Beyond simple mapping, modern AI claim‑charting solutions bring a semantic understanding of both claim language and the prior art corpus as a whole:

  • Contextual term interpretation: AI models trained on patent corpora understand patent‑specific term usage. They can distinguish when “means for configuring” invokes 35 U.S.C. §112(f) analysis versus plain‑English grammar, or when “about 10 kilograms” should be interpreted as encompassing a tolerance range.
  • Scope under different claim‑construction paradigms: While U.S. Office Actions use BRI, many practitioners think in terms of Phillips (the standard in district court). AI platforms can model both interpretations, helping the attorney anticipate how claim scope may shift in different forums or during appeal.
  • Implicit disclosures and combinations: Some rejections rely on unstated assumptions, e.g., reference A discloses components that “would inherently” perform function X. AI tools leverage pattern‑recognition to surface implicit teachings across references and identify whether such inferences truly stand up.
  • Corpus-wide prior art mining: When §103 rejections hinge on combinations, AI can scan billions of patents and publications to find alternate references or secondary considerations (e.g., teaching away, surprising advantages) that the Examiner did not cite, thereby fueling stronger rejoinders.

Together, these capabilities give patent professionals a holistic lens: not just line‑item maps, but an AI‑augmented understanding of claim scope, prior art nuances, and potential prosecution pathways.

4. AI‑Generated Response Strategies

Perhaps most excitingly, AI tools are starting to offer tailored response recommendations based on the issues surfaced:

  1. Draft amendment options
    • The AI proposes specific claim amendments, thereby narrowing or re‑drafting limitations to avoid the cited art while preserving commercial scope.

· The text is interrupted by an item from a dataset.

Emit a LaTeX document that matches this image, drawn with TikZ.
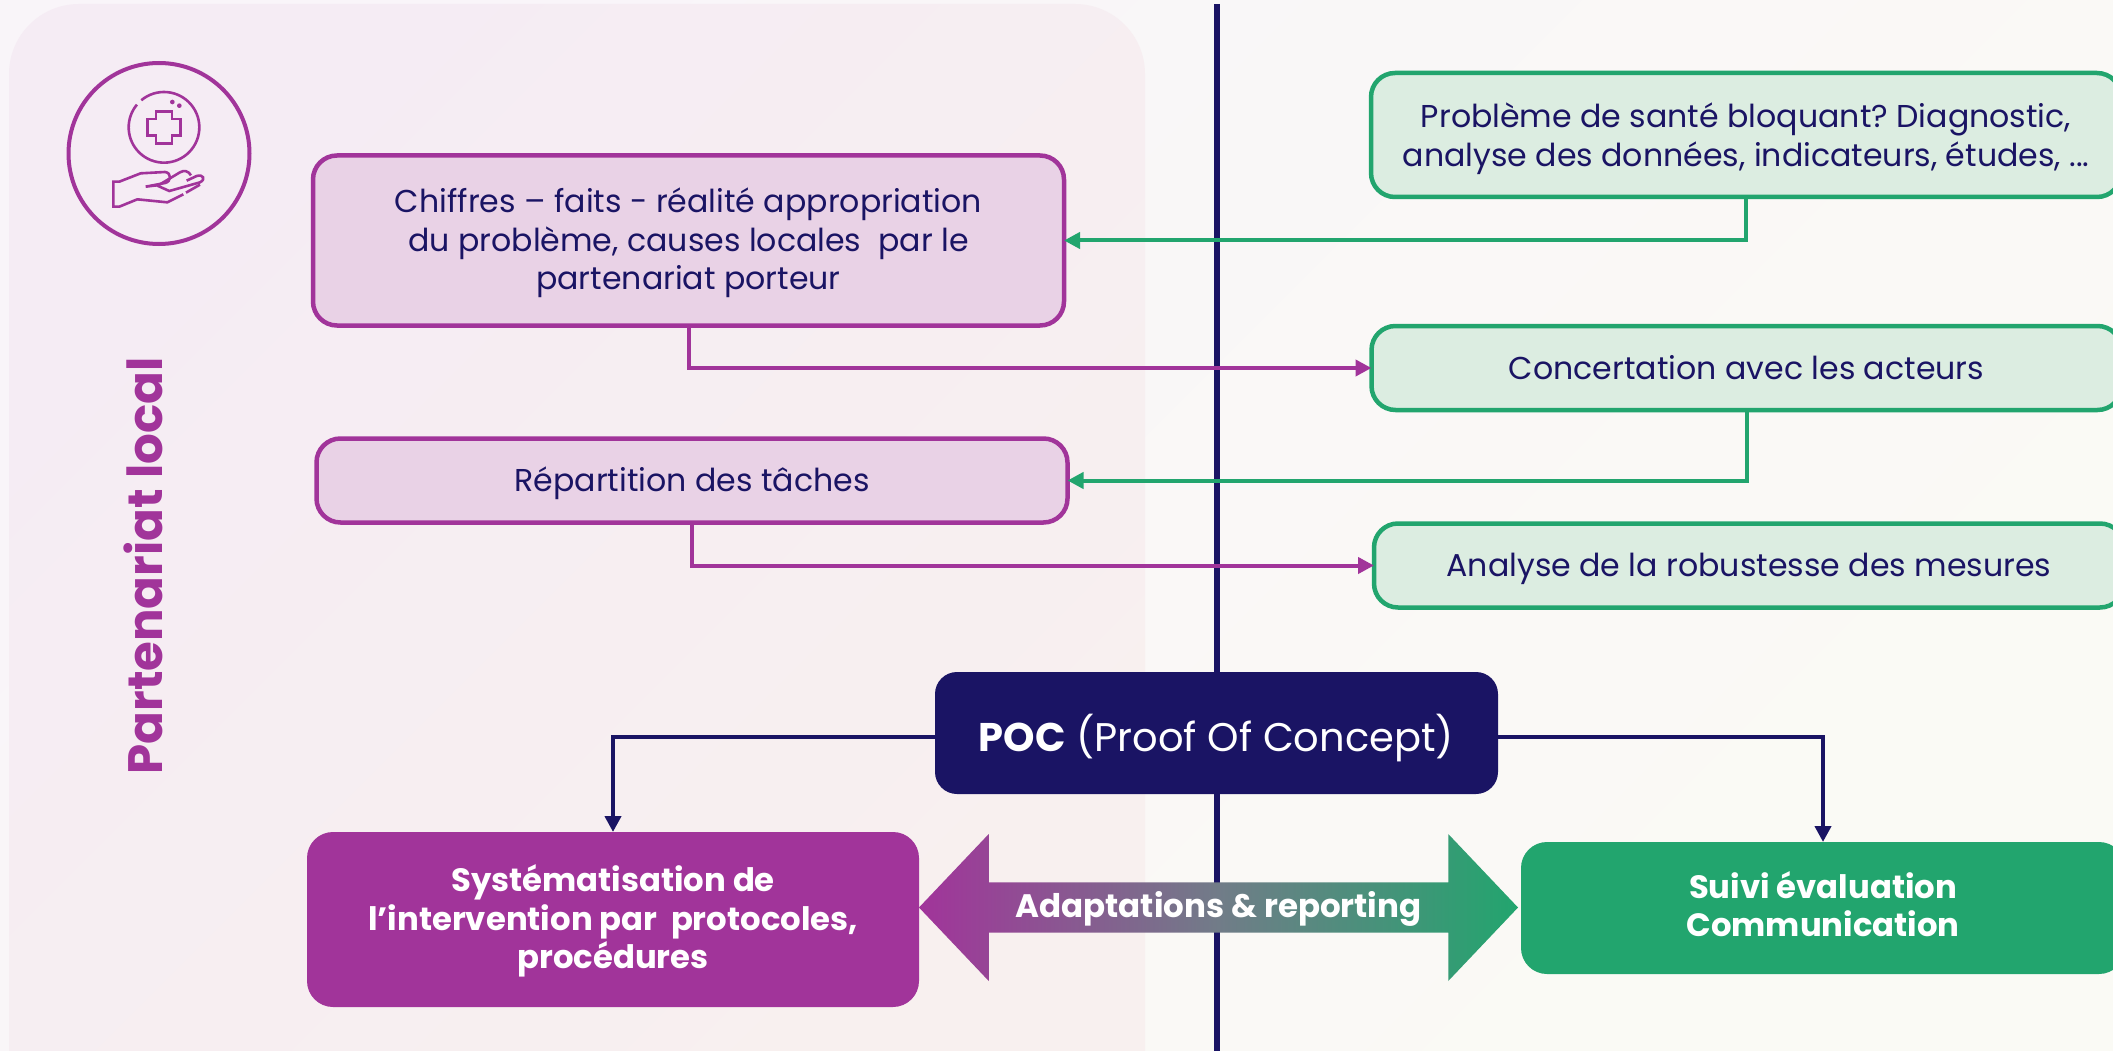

It even suggests alternative wording (e.g., converting functional language into structural means‑plus‑function claims).
  2. Argument templates and authorities
    • Once critical gaps are flagged, the system assembles “argument bundles” that include relevant MPEP sections (e.g., §§2143.03(a)(1)), controlling Federal Circuit cases, and suggested phrasing to undermine the Examiner’s logic (e.g., “Reference X does not disclose limitation Y, as it fails to teach…”).
  3. Alternative claim‑construction positions
    • Where ambiguity exists, the AI may recommend pushing for a narrower interpretation. For example, arguing that “configured to perform X” should be limited to structures expressly recited, thereby bypassing certain prior art. It can also draft examiner interview agendas to present these positions most effectively.
  4. Evidence and declaration planning
    • For rejections that hinge on implicit disclosures or alleged obviousness combinations, the AI suggests targeted experiments or expert declarations and outlines what factual showings would most undermine the Examiner’s assumptions (e.g., show that combining references A and B yields unexpected results).

These AI‑generated strategies serve as a springboard. Instead of starting from a blank page, the attorney can refine and customize the AI’s proposals, which saves hours of initial drafting and research.

Real‑World Impact and Adoption

Firms that have integrated AI claim‑charting into their prosecution workflow report transformative gains:

  • 50–70% reduction in chart‑generation time leading to faster docket clearance and more capacity for high‑value prosecution and counseling work.
  • Higher allowance rates because critical gaps are caught early and the response strategy is data‑driven rather than heuristic.
  • Improved consistency across teams, since the AI’s underlying models enforce uniform mapping and recommend the same legal authorities firm‑wide.
  • Cost savings by shifting the bulk of charting to automation, firms can allocate associate hours to nuanced analysis, interviews, and strategic decision‑making.

The Future of AI in Patent Prosecution

Today’s Office Action responses represent just the beginning. As AI models continue to evolve, integrating full‑text search of litigation databases, improving multimodal reasoning over figures and flowcharts, and even learning from confidential docket outcomes, the role of AI in patent practice will deepen.

  • Appeal briefs may be drafted with AI’s help, summarizing Examiner’s rejections versus client arguments in a unified narrative.
  • Real‑time prosecution analytics will predict allowance odds based on Examiner history, technology area, and claim language.
  • Integration with global filing systems will enable cross‑jurisdictional claim charting, aligning U.S., European, and PCT interpretations in a single interface.

But through it all, the goal remains the same: amplifying, not replacing, the expertise of the patent professional. AI claim‑charting tools free attorneys to do what they do best (craft creative legal arguments, engage in substantive interviews, and provide strategic counsel) while the AI handles data‑intensive mapping, semantic analysis, and preliminary drafting.

Conclusion

Artificial intelligence is ushering in a smarter, faster, and more strategic era of patent prosecution. By automating the generation of robust claim charts, flagging critical flaws in Examiner rejections, semantically analyzing claim language and prior art, and even proposing response strategies, AI tools allow patent professionals to respond to Office Actions with greater confidence and efficiency.

The takeaway? Embrace AI claim charting not as a gimmick, but as a force multiplier: a way to unlock deeper insights, save valuable time, and ultimately secure stronger patent rights for your clients. The future of patent practice isn’t just digital; it’s intelligent.